> **Material for the task**
--- BEGIN ---

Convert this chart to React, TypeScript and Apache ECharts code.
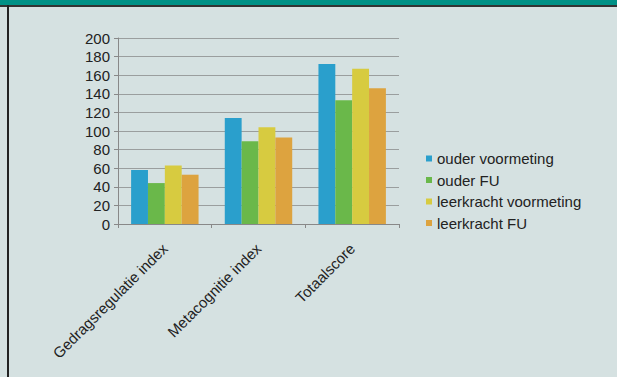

--- END ---
--- BEGIN ---

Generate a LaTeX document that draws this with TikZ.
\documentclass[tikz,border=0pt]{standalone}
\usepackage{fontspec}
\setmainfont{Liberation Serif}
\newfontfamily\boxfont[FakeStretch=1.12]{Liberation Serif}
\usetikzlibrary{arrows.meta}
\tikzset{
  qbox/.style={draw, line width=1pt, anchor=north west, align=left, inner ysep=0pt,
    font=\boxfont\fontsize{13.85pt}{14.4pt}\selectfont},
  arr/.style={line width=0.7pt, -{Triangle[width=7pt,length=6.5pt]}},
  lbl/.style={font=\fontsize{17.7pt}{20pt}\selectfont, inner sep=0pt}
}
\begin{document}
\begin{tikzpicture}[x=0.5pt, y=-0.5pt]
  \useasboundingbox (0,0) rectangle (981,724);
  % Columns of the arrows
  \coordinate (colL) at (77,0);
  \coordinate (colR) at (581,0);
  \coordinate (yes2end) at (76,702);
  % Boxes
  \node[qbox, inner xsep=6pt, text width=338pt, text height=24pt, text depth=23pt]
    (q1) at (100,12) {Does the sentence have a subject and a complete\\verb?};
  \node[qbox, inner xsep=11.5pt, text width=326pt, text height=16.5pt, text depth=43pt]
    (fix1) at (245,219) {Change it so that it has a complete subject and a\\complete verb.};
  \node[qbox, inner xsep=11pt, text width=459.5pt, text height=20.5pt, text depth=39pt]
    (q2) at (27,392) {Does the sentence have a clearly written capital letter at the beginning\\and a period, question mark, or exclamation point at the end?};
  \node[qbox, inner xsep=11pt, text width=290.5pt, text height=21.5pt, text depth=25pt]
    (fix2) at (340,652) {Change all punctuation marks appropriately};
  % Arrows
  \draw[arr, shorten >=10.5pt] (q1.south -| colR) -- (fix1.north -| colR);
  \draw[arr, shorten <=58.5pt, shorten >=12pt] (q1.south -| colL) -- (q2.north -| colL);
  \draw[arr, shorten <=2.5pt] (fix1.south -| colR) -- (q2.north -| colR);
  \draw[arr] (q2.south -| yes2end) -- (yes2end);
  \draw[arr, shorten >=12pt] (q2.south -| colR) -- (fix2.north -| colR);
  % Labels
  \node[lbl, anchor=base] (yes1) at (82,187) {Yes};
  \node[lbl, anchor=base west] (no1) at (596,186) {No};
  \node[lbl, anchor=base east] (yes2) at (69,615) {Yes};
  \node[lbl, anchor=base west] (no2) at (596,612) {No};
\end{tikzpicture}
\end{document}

--- END ---

> **Directive**
Scan the data for the word "that" and copy every line where it shows up.

> **Exercise result**
Generate a LaTeX document that draws this with TikZ.
    (fix1) at (245,219) {Change it so that it has a complete subject and a\\complete verb.};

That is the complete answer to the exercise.